Ela suspeita que o comércio ilegal de ossos humanos acontecesse desde 2004, quando os suspeitos tentaram abrir um banco de ossos legalizado. Eles não conseguiram por causa de um parecer contrário da Central de Transplantes do Paraná.

A delegada informou que as investigações seguirão no Paraná. No inquérito que será encaminhado ao Ministério Público Estadual, ela recomendará a notificação das polícias civis dos Estados onde possivelmente havia compradores.

Pequenos frascos com ossos eram vendidos por R$ 180 a R$ 250, segundo a Polícia Civil do Paraná.

Na rede social Facebook, a reportagem localizou uma conta no nome do "Banco de Ossos da Santa Casa de Londrina", que dá como endereço físico o do apartamento de Kléber Barroso Cavalca.

Por meio de nota, a Santa Casa de Londrina informou que não tem nenhuma ligação com o banco de ossos ilegal e que "tomará medidas judiciais cabíveis pelo uso indevido do nome e da imagem do hospital neste caso."

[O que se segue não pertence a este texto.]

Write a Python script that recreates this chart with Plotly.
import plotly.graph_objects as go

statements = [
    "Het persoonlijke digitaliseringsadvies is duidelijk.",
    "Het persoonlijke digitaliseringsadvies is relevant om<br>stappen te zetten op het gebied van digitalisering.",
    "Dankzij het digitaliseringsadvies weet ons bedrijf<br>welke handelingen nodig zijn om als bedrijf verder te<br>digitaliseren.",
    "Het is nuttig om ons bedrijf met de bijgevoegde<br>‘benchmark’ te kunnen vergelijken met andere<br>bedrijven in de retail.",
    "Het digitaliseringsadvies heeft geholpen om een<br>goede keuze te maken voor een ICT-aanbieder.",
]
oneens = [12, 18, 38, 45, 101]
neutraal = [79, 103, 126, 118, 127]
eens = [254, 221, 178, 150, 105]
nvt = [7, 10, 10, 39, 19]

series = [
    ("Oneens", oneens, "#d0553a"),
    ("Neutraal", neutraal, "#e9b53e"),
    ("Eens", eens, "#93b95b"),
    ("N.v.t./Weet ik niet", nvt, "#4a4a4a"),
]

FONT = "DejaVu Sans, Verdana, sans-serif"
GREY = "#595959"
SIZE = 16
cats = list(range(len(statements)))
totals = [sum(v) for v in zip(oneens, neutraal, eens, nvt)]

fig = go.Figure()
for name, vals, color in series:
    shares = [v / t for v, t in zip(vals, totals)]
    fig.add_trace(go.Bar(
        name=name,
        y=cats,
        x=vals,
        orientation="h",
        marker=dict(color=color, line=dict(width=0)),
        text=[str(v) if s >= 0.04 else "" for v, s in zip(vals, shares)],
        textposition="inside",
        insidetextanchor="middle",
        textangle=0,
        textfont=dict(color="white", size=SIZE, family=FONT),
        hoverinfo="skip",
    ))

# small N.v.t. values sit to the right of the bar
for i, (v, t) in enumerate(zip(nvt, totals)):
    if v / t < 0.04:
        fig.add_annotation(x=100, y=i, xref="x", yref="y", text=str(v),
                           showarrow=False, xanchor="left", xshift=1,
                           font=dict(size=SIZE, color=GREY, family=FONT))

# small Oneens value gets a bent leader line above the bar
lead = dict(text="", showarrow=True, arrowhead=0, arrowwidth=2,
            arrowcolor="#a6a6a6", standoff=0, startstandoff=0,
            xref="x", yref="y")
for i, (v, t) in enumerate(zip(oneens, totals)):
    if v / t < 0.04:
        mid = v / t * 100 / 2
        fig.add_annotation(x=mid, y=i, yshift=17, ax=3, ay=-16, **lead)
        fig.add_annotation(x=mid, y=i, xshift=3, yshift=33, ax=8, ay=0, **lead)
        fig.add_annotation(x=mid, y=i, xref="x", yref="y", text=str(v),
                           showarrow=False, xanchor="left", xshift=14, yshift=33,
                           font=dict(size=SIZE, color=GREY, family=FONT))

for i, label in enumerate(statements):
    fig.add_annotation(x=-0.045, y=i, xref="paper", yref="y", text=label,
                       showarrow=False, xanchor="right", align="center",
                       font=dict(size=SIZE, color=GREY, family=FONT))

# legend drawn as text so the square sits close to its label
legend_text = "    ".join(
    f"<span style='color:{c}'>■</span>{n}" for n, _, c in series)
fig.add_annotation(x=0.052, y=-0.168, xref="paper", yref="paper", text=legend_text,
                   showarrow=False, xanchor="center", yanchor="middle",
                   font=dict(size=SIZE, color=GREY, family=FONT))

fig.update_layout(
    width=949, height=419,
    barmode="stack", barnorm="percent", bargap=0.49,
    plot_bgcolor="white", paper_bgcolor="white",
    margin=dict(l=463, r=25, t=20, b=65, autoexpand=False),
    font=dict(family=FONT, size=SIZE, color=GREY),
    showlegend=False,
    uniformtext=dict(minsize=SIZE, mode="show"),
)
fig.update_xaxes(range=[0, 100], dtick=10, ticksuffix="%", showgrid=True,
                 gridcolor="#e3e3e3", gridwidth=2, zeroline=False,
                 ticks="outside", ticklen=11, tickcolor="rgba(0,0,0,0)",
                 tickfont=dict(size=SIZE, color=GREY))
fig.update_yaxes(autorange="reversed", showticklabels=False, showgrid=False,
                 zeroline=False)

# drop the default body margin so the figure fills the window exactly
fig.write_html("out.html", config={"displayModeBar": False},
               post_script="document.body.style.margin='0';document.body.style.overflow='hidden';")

O artigo 15 da Lei 9.434/1997 prevê de dois a oito anos de reclusão para quem comercializa ossos, tecidos ou órgãos humanos.

OUTRO LADO

À Folha o advogado Omar José Baddauy, que defende os irmãos Cavalca, disse que deve pedir ainda nesta quarta-feira a revogação da prisão preventiva deles.

"Ainda não tive acesso aos documentos para saber o que levou o juiz a decretar a prisão. Mas entendo que ela não é necessária. Pelo que eu sei até o momento, as coisas não são exatamente como estão sendo comentadas", declarou.